Living in Worcester
What is life like in Worcester?
There is no doubt that living in Worcester is a hugely popular option among people of all ages, with the town renowned as one of the most beautiful in the UK.
Indeed, stunning landscapes, quaint villages and historic buildings are very much the norm across the whole of Worcestershire. The town’s central location makes it easy to reach from many parts of the UK and ensures it remains a base for people who work across a wide area.
There are excellent employment opportunities available in Worcester, not to mention high-quality schools and colleges. From people seeking a quiet and pleasant retirement in beautiful surroundings to young families and ambitious professionals, Worcester is a great home for everybody.
And when it comes to finding a property to rent or buy in Worcester, there is a great choice in terms of both quality and specifications. Everything from picturesque cottages to village houses, farmhouses and more modern accommodation is on the market.

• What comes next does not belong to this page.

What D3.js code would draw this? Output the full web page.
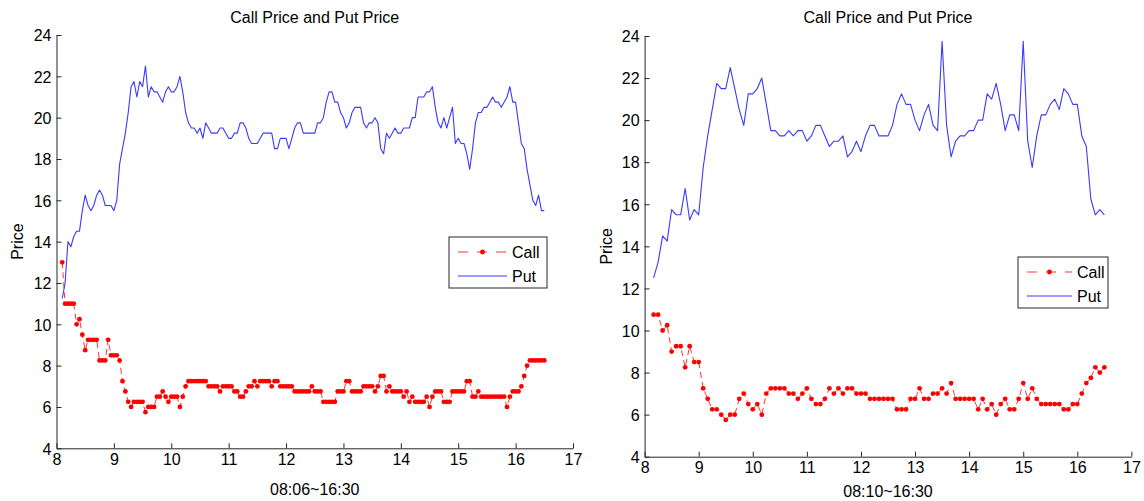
<!DOCTYPE html>
<html>
<head>
<meta charset="utf-8">
<script src="https://cdn.jsdelivr.net/npm/d3@7"></script>
<style>
  html, body { margin: 0; padding: 0; background: #fff; }
  svg { display: block; font-family: "Liberation Sans", Arial, sans-serif; }
</style>
</head>
<body>
<svg id="chart" width="1144" height="501"></svg>
<script>
// Tick values shared by both panels
const xTicks = [8, 9, 10, 11, 12, 13, 14, 15, 16, 17];
const yTicks = [4, 6, 8, 10, 12, 14, 16, 18, 20, 22, 24];

// Session 08:06~16:30, one quote every 3 minutes
const leftStart = 8 + 6 / 60;
const leftStep = 3 / 60;
const callLeft = [13,
  11, 11, 11, 11, 10, 10.25, 9.5, 8.75, 9.25, 9.25, 9.25, 9.25,
  8.25, 8.25, 8.25, 9.25, 8.5, 8.5, 8.5, 8.25, 7.25, 6.75, 6.25, 6,
  6.25, 6.25, 6.25, 6.25, 5.75, 6, 6, 6, 6.5, 6.5, 6.75, 6.5, 6.25,
  6.5, 6.5, 6.5, 6, 6.5, 7, 7.25, 7.25, 7.25, 7.25, 7.25, 7.25, 7.25,
  7, 7, 7, 7, 6.75, 7, 7, 7, 7, 6.75, 6.75, 6.5, 6.5, 6.75, 7, 7, 7.25, 7,
  7.25, 7.25, 7.25, 7.25, 7, 7.25, 7.25, 7, 7, 7, 7, 7,
  6.75, 6.75, 6.75, 6.75, 6.75, 6.75, 7, 6.75, 6.75, 6.75,
  6.25, 6.25, 6.25, 6.25, 6.25, 6.75, 6.75, 6.75, 7.25, 7.25,
  6.75, 6.75, 6.75, 6.75, 7, 7, 7, 7, 6.75, 7, 7.5, 7.5, 6.75, 7,
  6.75, 6.75, 6.75, 6.75, 6.5, 6.75, 6.25, 6.5, 6.25, 6.25, 6.25, 6.25,
  6.5, 6, 6.5, 6.75, 6.75, 6.75, 6.25, 6.25, 6.25, 6.75, 6.75, 6.75, 6.75, 6.75,
  7.25, 7.25, 6.5, 6.5, 6.75, 6.5, 6.5, 6.5, 6.5, 6.5, 6.5, 6.5, 6.5, 6.5,
  6, 6.5, 6.75, 6.75, 6.75, 7, 7.5, 8, 8.25, 8.25, 8.25, 8.25, 8.25, 8.25];
const putLeft = [11.25, 12, 14, 13.75, 14.25, 14.5, 14.5, 15.5, 16.25, 15.75,
  15.5, 15.75, 16.25, 16.5, 16.25, 15.75, 15.75, 15.75, 15.5, 16,
  17.75, 18.5, 19.25, 20.25, 21.5, 21.75, 21, 21.75, 21.5, 22.5,
  21, 21.5, 21.25, 21.25, 21, 20.75, 21.25, 21.5, 21.25, 21.25,
  21.5, 22, 21.25, 20.25, 19.75, 19.5, 19.5, 19.25, 19.5, 19,
  19.75, 19.5, 19.25, 19.25, 19.25, 19.5, 19.5, 19.25, 19, 19,
  19.25, 19.25, 19.75, 19.75, 19.5, 19, 18.75, 18.75, 18.75, 19,
  19.25, 19.25, 19.25, 19.25, 18.5, 18.5, 19, 19, 19, 18.5,
  19, 19.5, 19.75, 19.75, 19.25, 19.25, 19.25, 19.25, 19.25, 19.75,
  19.75, 20, 20.75, 21.25, 21.25, 20.75, 20.75, 20.25, 20, 19.5,
  19.75, 20.25, 20.5, 20.5, 20.5, 19.75, 19.5, 19.75, 19.75, 20,
  19.75, 18.5, 18.25, 19.25, 19, 19.25, 19.5, 19.25, 19.25, 19.5,
  19.5, 19.5, 20, 20, 21, 21, 21, 21.25, 21.25, 21.5,
  20.5, 19.75, 19.5, 20, 19.5, 20, 20.5, 18.75, 19, 18.75,
  18.75, 18.25, 17.5, 18.5, 19.75, 20.25, 20.25, 20.5, 20.5, 20.75,
  21, 20.75, 20.75, 20.5, 20.75, 21, 21.5, 20.75, 20.75, 19.75,
  18.75, 18.5, 17.5, 16.75, 16, 15.75, 16.25, 15.5, 15.5];

// Session 08:10~16:30, one quote every 5 minutes
const rightStart = 8 + 10 / 60;
const rightStep = 5 / 60;
const callRight = [10.75, 10.75, 10, 10.25, 9, 9.25, 9.25, 8.25, 9.25, 8.5,
  8.5, 7.25, 6.75, 6.25, 6.25, 6, 5.75, 6, 6, 6.75,
  7, 6.5, 6.25, 6.5, 6, 7, 7.25, 7.25, 7.25, 7.25,
  7, 7, 6.75, 7, 7.25, 6.75, 6.5, 6.5, 6.75, 7.25,
  7, 7.25, 7, 7.25, 7.25, 7, 7, 7, 6.75, 6.75,
  6.75, 6.75, 6.75, 6.75, 6.25, 6.25, 6.25, 6.75, 6.75, 7.25,
  6.75, 6.75, 7, 7, 7.25, 7, 7.5, 6.75, 6.75, 6.75,
  6.75, 6.75, 6.25, 6.75, 6.25, 6.5, 6, 6.5, 6.75, 6.25,
  6.25, 6.75, 7.5, 6.75, 7.25, 6.75, 6.5, 6.5, 6.5, 6.5,
  6.5, 6.25, 6.25, 6.5, 6.5, 7, 7.5, 7.75, 8.25, 8, 8.25];
const putRight = [12.5, 13.25, 14.5, 14.25, 15.75, 15.5, 15.5, 16.75, 15.25, 15.75,
  15.5, 17.75, 19.25, 20.5, 21.75, 21.5, 21.5, 22.5, 21.5, 20.5,
  19.75, 21.25, 21.25, 21.5, 22, 20.75, 19.5, 19.5, 19.25, 19.25,
  19.5, 19.25, 19.5, 19.5, 19, 19.25, 19.75, 19.75, 19.25, 18.75,
  19, 19, 19.25, 18.25, 18.5, 19, 18.5, 19.25, 19.75, 19.75,
  19.25, 19.25, 19.25, 19.75, 20.75, 21.25, 20.75, 20.75, 20, 19.5,
  20.25, 20.75, 19.75, 19.5, 23.75, 19.75, 18.25, 19, 19.25, 19.25,
  19.5, 19.5, 20, 20, 21.25, 21, 21.75, 20.75, 19.5, 20.25,
  20.25, 19.5, 23.75, 19, 17.75, 19.25, 20.25, 20.25, 20.75, 21,
  20.5, 21.5, 21.25, 20.75, 20.75, 19.25, 18.75, 16.25, 15.5, 15.75, 15.5];

const titleText = "Call Price and Put Price";
const yLabelText = "Price";
const legendNames = ["Call", "Put"];

const callColor = "#ff0000";
const putColor = "#3a3aff";
const axisColor = "#262626";
const fontSize = 16;

const svg = d3.select("#chart");
svg.append("rect").attr("width", 1144).attr("height", 501).attr("fill", "#fff");

function drawPanel(p) {
  const x = d3.scaleLinear().domain([8, 17]).range([p.x0, p.x1]);
  const y = d3.scaleLinear().domain([4, 24]).range([p.yBot, p.yTop]);
  const g = svg.append("g");

  const callPts = p.call.map((v, i) => [p.start + i * p.step, v]);
  const putPts = p.put.map((v, i) => [p.start + i * p.step, v]);
  const line = d3.line().x(d => x(d[0])).y(d => y(d[1]));

  // Put: solid blue line
  g.append("path").datum(putPts)
    .attr("d", line).attr("fill", "none")
    .attr("stroke", putColor).attr("stroke-width", 1.1)
    .attr("stroke-linejoin", "round");

  // Call: dashed red line with dot markers
  g.append("path").datum(callPts)
    .attr("d", line).attr("fill", "none")
    .attr("stroke", callColor).attr("stroke-width", 0.8)
    .attr("stroke-dasharray", "6,4");
  g.selectAll("circle.call").data(callPts).join("circle")
    .attr("class", "call")
    .attr("cx", d => x(d[0])).attr("cy", d => y(d[1]))
    .attr("r", 2.4).attr("fill", callColor);

  // Axes: left and bottom only, ticks pointing inward
  const xAxis = d3.axisBottom(x).tickValues(xTicks).tickFormat(d3.format("d"))
    .tickSizeInner(-5).tickSizeOuter(0).tickPadding(5);
  const yAxis = d3.axisLeft(y).tickValues(yTicks).tickFormat(d3.format("d"))
    .tickSizeInner(-5).tickSizeOuter(0).tickPadding(5);

  const gx = g.append("g").attr("transform", `translate(0,${p.yBot})`).call(xAxis);
  const gy = g.append("g").attr("transform", `translate(${p.x0},0)`).call(yAxis);
  [gx, gy].forEach(a => {
    a.select(".domain").attr("stroke", axisColor).attr("stroke-width", 1);
    a.selectAll(".tick line").attr("stroke", axisColor).attr("stroke-width", 1);
    a.selectAll(".tick text").attr("fill", "#000")
      .attr("font-family", "Liberation Sans, Arial, sans-serif").attr("font-size", fontSize);
  });
  gy.selectAll(".tick text").attr("dy", "0.36em");

  // Title and axis labels
  const cx = (p.x0 + p.x1) / 2;
  g.append("text").attr("x", cx).attr("y", 23).attr("text-anchor", "middle")
    .attr("font-size", fontSize).attr("fill", "#000").text(titleText);
  g.append("text").attr("x", cx).attr("y", p.xLabelY).attr("text-anchor", "middle")
    .attr("font-size", fontSize).attr("fill", "#000").text(p.xLabel);
  g.append("text")
    .attr("transform", `translate(${p.yLabelX},${(p.yTop + p.yBot) / 2}) rotate(-90)`)
    .attr("text-anchor", "middle").attr("font-size", fontSize).attr("fill", "#000")
    .text(yLabelText);

  // Legend
  const L = p.legend;
  const lg = g.append("g").attr("transform", `translate(${L.x},${L.y})`);
  lg.append("rect").attr("width", L.w).attr("height", L.h)
    .attr("fill", "#fff").attr("stroke", axisColor).attr("stroke-width", 1);
  const row1 = 15, row2 = 39;
  const lx1 = 9, lx2 = L.textX - 5;
  lg.append("line").attr("x1", lx1).attr("x2", lx2).attr("y1", row1).attr("y2", row1)
    .attr("stroke", callColor).attr("stroke-width", 0.8).attr("stroke-dasharray", "10,9");
  lg.append("circle").attr("cx", (lx1 + lx2) / 2).attr("cy", row1).attr("r", 2.4).attr("fill", callColor);
  lg.append("line").attr("x1", lx1).attr("x2", lx2).attr("y1", row2).attr("y2", row2)
    .attr("stroke", putColor).attr("stroke-width", 1.1);
  lg.append("text").attr("x", L.textX).attr("y", row1).attr("dy", "0.36em")
    .attr("font-size", fontSize).attr("fill", "#000").text(legendNames[0]);
  lg.append("text").attr("x", L.textX).attr("y", row2).attr("dy", "0.36em")
    .attr("font-size", fontSize).attr("fill", "#000").text(legendNames[1]);
}

drawPanel({
  x0: 56.5, x1: 573, yTop: 35, yBot: 448.3,
  start: leftStart, step: leftStep, call: callLeft, put: putLeft,
  xLabel: "08:06~16:30", xLabelY: 495, yLabelX: 23,
  legend: { x: 449, y: 237, w: 98, h: 51, textX: 63 }
});
drawPanel({
  x0: 644.6, x1: 1131.4, yTop: 36, yBot: 456.7,
  start: rightStart, step: rightStep, call: callRight, put: putRight,
  xLabel: "08:10~16:30", xLabelY: 497, yLabelX: 612,
  legend: { x: 1018, y: 257, w: 90, h: 51, textX: 59 }
});
</script>
</body>
</html>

On more than one occasion, Worcestershire has been named as one of the happiest places to live in the UK and its community spirit remains as strong as ever.
A ford over the River Severn was fortified in around 400 BC and soon became home to several settlements. It is speculated that it may have been referred to in the seventh-century Ravenna Cosmography. The Romans oversaw a number of developments in the area - such as ironworks and ceramics - and could have built a small fort.
In 1041, a rebellion meant the town was almost destroyed and many of the local people were forced to relocate two miles up the river.
By the latter part of the medieval period, the population of Worcester had grown to about 10,000. At this time, the major industry in the area was manufacturing cloth.
The worst flood since in Worcester occurred in 1670 when the Severn broke its banks, and this event is marked by a brass plate close to the cathedral that shows exactly how high the water level reached.
Glove making had become a key industry in Worcester by the 18th century and early part of the 19th century. In 1832, the British Medical Association was founded in a room within the former Worcester Royal Infirmary building.
Entertainment, sport and days out
There are plenty of places to explore on a day out in Worcester, and residents will be sure to want to tick off as many of its sights as possible. Starting at Worcester Cathedral is a good idea, while further places of interest include the Greyfriars - a National Trust building - as well as Harvington Hall, Severn Valley Railway and Worcester City Art Gallery & Museum.
A little further afield, the beauty of the Cotswolds is waiting to be enjoyed, while those who are looking for state-of-the-art shopping facilities can head to Birmingham’s Bullring centre.
Worcester is the home of Worcestershire County Cricket Club, so locals can catch the side in action throughout the summer at New Road. Footfall fans can follow the fortunes of the local side, Worcester FC, who currently play in the National League North.
Several Areas of Outstanding Beauty can be found within Worcestershire, including the iconic Malvern Hills. Spectacular views over the Severn Vale and into Herefordshire are on offer at the site.
Alternatively, residents can make the short journey to Bredon Hill, Tame Valley or the River Avon, where rural beauty is assured.
Eating, drinking and shopping
People who are looking for restaurants and bars in Worcester will not be disappointed, as the town is home to plenty of high-quality establishments. Some of the options available include Blue Bell, Ostlers at No.1 and G&Tea, all of which offer delicious cuisine.
The Old Bush and The Masons Arms are just two of several excellent local pubs, ensuring nobody in Worcester will go thirsty.
At the heart of Worcester’s shopping scene is the CrownGate Shopping Centre, where shoppers will find many of the UK’s most popular high street stores. There are also places to eat, drink and relax within the complex.
There is also an attractive High Street containing many more shops, so even the most enthusiastic shopper will be spoilt for choice in Worcester.
Schools & healthcare
Worcester boasts a good range of schools for children of all ages, making it a popular place among families. Kings St Albans and RGS Springfield are two of the best options in the town itself, while there are many more institutions within a few miles - including Bredon School, Kings Hawford and The Elms School.
AA similarly impressive number of public schools in Worcester are available, such as Kings Worcester.
Those seeking medical care in the town are well served by a number of surgeries, as well as the Worcestershire Royal NHS Hospital. There is also the Spire South Bank Private Hospital should private care be required.
Worcester is ideally located in a central position just south of Birmingham and close to Cheltenham, Wales and the West Country. As a result, it will come as no surprise to find it enjoys excellent accessibility and high-quality transport links.
By road, both Cheltenham and Birmingham can be reached in around 45 minutes or less, while it is only a little further to Bristol and Cardiff. The town’s central railway station provides train services to all surrounding towns and cities, as well as London.
For those feeling more adventurous, Birmingham International Airport is just 38 miles north of Worcester, offering a wide range of flights around the world.
In addition to local train services, there is a good bus network that allows people to travel easily around Worcester and the rest of the county.